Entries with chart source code
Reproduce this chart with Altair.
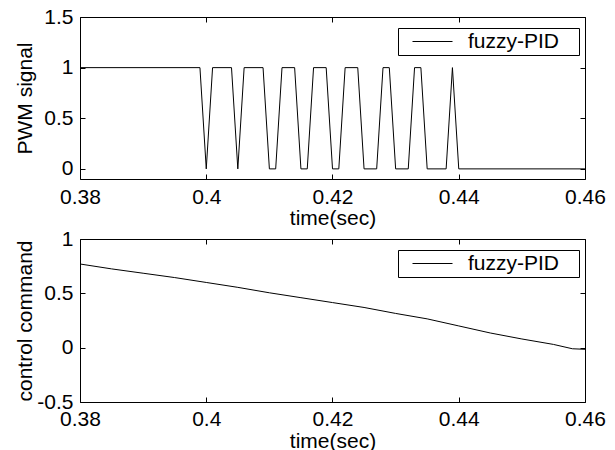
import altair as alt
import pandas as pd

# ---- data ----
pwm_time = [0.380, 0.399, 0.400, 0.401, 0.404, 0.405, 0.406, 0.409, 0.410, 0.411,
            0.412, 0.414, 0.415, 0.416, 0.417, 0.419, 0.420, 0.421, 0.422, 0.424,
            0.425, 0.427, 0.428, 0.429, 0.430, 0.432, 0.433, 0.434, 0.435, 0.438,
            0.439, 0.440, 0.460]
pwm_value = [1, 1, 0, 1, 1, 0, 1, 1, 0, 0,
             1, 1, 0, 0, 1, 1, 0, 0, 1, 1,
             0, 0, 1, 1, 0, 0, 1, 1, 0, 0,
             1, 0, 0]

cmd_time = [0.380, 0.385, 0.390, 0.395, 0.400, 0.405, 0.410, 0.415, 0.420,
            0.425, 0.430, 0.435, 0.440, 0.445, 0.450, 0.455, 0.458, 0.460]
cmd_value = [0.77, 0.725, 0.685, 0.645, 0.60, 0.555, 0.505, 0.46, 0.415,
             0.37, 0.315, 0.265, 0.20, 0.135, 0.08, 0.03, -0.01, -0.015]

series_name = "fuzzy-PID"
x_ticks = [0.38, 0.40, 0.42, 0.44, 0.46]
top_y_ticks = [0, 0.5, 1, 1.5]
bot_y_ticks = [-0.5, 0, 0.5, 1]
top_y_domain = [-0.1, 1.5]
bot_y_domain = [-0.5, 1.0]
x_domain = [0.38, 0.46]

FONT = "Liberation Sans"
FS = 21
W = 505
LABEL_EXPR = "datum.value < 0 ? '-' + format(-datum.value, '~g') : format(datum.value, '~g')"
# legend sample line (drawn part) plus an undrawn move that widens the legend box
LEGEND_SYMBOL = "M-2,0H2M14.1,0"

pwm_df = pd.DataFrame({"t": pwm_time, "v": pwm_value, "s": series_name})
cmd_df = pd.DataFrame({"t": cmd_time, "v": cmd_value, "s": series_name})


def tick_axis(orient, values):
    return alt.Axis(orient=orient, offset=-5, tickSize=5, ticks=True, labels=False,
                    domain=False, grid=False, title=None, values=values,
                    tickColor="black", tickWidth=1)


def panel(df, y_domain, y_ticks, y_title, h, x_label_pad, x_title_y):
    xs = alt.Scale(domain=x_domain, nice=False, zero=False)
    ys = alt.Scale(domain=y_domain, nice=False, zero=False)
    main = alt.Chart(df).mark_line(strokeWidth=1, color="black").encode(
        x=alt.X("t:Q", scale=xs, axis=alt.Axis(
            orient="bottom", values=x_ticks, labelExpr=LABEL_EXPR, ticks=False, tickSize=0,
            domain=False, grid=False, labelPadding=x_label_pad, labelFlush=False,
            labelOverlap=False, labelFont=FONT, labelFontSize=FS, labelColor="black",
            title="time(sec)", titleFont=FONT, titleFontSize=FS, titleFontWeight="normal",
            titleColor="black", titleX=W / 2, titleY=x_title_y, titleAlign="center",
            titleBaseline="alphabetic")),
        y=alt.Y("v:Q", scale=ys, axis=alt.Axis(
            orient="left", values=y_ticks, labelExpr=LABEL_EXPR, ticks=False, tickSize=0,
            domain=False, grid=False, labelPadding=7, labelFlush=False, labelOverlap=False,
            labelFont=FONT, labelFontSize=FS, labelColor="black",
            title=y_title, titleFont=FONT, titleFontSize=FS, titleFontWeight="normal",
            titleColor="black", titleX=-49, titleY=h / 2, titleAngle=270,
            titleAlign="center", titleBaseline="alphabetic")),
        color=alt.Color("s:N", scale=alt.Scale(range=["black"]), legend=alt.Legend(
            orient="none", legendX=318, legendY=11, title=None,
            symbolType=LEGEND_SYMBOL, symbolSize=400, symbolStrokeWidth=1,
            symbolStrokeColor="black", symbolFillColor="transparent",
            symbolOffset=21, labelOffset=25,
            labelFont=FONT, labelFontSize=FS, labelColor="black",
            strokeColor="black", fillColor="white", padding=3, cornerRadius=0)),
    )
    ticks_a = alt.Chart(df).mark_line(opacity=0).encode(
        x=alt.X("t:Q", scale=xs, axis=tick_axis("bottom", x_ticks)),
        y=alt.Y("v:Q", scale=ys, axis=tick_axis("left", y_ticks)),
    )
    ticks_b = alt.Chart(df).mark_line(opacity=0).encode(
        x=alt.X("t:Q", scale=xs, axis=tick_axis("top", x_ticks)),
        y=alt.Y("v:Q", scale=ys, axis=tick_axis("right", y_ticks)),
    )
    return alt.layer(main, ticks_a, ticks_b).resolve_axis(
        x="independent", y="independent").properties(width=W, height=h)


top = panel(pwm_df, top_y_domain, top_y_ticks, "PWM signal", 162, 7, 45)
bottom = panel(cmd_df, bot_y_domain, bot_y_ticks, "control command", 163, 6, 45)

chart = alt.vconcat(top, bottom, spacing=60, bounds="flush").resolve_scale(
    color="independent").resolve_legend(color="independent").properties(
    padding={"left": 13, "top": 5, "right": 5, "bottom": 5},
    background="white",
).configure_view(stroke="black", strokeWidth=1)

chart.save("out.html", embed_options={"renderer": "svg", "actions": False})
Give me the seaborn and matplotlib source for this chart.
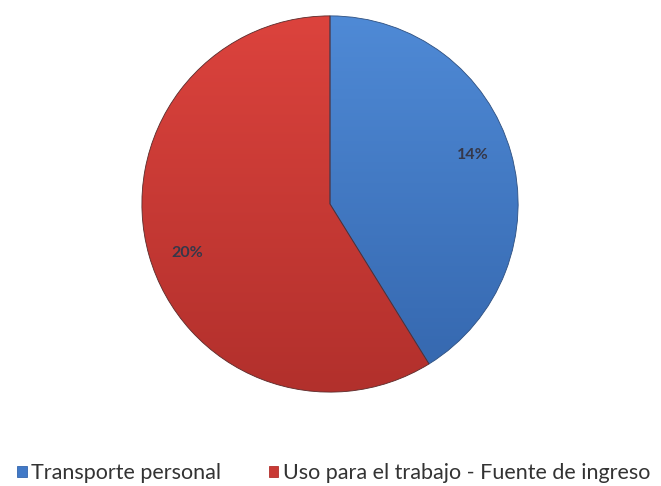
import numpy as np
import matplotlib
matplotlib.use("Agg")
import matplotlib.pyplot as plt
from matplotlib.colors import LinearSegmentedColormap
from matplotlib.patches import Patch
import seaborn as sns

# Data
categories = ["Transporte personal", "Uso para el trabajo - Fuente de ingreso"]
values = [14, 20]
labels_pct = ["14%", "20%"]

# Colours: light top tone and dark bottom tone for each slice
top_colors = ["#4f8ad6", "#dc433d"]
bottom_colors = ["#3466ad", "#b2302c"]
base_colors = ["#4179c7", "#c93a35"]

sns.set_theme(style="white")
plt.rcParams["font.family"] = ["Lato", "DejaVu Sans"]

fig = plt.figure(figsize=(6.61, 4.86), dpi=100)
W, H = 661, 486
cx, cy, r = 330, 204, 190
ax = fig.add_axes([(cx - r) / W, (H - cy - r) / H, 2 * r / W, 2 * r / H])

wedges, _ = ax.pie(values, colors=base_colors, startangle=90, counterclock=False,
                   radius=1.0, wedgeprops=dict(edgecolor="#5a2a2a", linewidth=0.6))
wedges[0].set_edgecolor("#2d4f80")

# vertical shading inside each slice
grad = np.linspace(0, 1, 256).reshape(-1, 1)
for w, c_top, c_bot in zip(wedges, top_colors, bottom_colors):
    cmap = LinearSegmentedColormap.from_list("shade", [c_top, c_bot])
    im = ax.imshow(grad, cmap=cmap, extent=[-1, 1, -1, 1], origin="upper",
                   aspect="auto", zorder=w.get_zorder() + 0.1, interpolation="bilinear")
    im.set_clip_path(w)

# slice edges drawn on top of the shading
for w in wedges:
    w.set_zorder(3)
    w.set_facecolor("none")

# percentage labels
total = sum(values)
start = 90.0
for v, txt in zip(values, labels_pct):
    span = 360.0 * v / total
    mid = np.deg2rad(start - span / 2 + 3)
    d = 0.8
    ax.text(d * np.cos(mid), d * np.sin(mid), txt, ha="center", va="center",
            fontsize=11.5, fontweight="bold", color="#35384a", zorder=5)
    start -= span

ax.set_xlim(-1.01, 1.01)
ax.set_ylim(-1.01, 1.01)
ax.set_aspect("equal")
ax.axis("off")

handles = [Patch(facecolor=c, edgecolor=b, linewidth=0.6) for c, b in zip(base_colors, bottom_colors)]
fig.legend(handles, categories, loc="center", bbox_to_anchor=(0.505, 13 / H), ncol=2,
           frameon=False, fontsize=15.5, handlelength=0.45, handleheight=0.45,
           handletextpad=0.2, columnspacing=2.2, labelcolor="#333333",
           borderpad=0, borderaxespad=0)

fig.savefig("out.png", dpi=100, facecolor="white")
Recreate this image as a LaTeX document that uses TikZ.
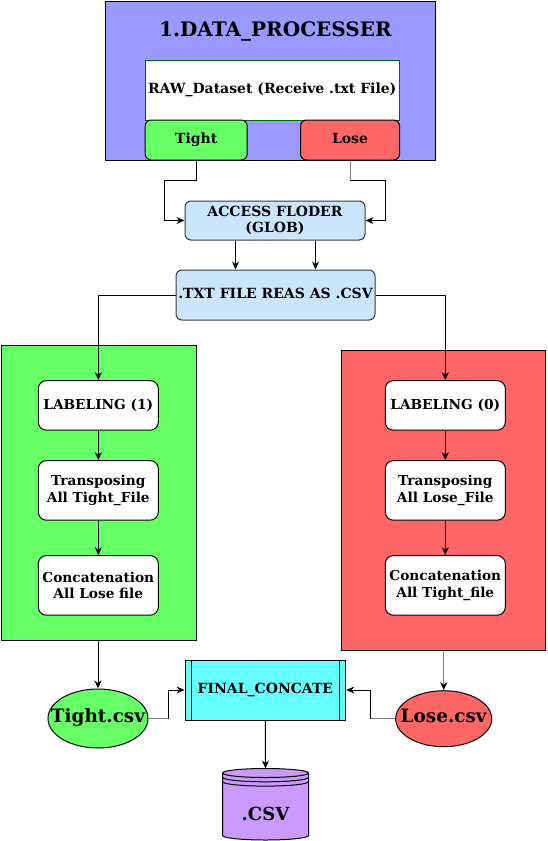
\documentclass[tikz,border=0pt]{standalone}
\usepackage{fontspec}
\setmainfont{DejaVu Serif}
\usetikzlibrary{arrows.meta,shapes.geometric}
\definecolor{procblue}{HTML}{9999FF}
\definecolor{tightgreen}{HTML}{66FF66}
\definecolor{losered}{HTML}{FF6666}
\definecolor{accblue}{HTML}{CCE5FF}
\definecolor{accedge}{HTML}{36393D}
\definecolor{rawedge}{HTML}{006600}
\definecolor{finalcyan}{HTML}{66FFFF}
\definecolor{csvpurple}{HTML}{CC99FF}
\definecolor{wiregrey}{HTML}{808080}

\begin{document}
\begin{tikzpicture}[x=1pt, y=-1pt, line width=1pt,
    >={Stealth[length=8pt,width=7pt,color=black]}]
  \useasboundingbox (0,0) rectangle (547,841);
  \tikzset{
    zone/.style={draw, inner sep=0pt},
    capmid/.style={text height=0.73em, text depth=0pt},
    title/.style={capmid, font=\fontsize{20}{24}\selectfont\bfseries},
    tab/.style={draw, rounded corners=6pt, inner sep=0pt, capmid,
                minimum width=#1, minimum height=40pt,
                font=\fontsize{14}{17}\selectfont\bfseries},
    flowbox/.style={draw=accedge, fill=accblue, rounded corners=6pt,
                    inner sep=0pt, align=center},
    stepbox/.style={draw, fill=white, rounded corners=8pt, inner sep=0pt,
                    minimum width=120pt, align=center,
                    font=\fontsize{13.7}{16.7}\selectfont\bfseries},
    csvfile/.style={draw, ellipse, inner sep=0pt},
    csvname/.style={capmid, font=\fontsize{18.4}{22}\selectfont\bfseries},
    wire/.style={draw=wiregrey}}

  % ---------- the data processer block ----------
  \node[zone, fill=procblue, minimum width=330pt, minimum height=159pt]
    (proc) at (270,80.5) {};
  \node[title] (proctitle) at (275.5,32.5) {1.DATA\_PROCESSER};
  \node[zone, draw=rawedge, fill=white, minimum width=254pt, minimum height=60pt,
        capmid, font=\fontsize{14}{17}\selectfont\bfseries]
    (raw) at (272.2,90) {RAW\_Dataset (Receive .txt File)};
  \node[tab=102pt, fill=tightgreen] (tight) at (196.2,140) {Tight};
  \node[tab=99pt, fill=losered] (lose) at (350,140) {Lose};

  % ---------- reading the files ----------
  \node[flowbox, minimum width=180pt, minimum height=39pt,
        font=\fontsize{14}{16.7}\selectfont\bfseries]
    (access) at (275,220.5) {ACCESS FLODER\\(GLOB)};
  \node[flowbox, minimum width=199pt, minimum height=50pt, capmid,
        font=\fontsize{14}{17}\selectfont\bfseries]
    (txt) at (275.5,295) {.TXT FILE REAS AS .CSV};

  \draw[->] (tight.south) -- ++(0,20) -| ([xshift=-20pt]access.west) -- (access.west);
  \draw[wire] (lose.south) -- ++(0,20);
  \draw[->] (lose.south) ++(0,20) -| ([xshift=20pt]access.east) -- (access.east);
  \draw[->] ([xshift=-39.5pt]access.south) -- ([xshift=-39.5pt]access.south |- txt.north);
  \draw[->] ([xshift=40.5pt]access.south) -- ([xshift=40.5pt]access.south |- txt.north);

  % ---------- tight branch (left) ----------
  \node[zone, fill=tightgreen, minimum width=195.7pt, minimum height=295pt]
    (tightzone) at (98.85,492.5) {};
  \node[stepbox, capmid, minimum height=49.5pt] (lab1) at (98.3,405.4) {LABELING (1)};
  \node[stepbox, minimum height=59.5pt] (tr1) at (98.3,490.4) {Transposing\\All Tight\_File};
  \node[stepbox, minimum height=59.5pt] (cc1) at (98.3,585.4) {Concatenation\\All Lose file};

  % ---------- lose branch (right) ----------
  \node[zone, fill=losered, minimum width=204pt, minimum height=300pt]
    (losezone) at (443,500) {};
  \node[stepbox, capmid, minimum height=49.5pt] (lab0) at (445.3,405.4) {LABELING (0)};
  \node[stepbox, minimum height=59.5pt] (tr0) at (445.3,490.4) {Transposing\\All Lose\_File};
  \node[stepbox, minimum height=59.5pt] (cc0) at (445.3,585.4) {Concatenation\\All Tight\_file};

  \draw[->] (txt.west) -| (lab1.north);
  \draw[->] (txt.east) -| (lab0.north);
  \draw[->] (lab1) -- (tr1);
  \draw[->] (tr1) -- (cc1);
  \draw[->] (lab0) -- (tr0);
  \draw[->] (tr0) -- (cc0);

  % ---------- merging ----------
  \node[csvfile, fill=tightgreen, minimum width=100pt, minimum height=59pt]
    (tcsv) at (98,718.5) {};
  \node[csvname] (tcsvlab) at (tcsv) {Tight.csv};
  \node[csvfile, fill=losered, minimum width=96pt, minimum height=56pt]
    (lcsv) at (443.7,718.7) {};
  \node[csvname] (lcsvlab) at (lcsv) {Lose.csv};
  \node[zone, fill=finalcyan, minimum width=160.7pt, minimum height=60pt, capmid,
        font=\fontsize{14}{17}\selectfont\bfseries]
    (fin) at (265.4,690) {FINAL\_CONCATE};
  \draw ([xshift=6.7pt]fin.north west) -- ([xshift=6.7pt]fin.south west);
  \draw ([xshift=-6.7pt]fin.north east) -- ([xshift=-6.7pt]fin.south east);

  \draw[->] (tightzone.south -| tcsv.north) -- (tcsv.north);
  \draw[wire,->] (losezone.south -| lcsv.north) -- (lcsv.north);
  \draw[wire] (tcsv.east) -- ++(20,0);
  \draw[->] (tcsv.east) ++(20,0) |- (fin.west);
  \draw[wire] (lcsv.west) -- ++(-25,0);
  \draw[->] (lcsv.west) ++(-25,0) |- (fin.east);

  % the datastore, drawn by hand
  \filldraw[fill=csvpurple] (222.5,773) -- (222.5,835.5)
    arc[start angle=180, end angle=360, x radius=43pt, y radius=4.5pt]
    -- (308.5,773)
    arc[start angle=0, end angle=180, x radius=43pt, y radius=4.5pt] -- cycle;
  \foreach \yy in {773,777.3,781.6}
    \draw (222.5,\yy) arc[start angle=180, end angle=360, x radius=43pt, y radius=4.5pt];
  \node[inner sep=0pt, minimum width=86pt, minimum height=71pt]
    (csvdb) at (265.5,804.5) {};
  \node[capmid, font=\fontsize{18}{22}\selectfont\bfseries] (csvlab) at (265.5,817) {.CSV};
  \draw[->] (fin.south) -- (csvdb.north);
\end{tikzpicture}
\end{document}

TASK DETAILS
The lines from the top of the data above through the one holding "0.37, 0.315, 0.265, 0.20, 0.135, 0.08, 0.03, -0.01, -0.015]" are to be repeated exactly, and only those, with no pictures.

WRITTEN RESPONSE
Reproduce this chart with Altair.
import altair as alt
import pandas as pd

# ---- data ----
pwm_time = [0.380, 0.399, 0.400, 0.401, 0.404, 0.405, 0.406, 0.409, 0.410, 0.411,
            0.412, 0.414, 0.415, 0.416, 0.417, 0.419, 0.420, 0.421, 0.422, 0.424,
            0.425, 0.427, 0.428, 0.429, 0.430, 0.432, 0.433, 0.434, 0.435, 0.438,
            0.439, 0.440, 0.460]
pwm_value = [1, 1, 0, 1, 1, 0, 1, 1, 0, 0,
             1, 1, 0, 0, 1, 1, 0, 0, 1, 1,
             0, 0, 1, 1, 0, 0, 1, 1, 0, 0,
             1, 0, 0]

cmd_time = [0.380, 0.385, 0.390, 0.395, 0.400, 0.405, 0.410, 0.415, 0.420,
            0.425, 0.430, 0.435, 0.440, 0.445, 0.450, 0.455, 0.458, 0.460]
cmd_value = [0.77, 0.725, 0.685, 0.645, 0.60, 0.555, 0.505, 0.46, 0.415,
             0.37, 0.315, 0.265, 0.20, 0.135, 0.08, 0.03, -0.01, -0.015]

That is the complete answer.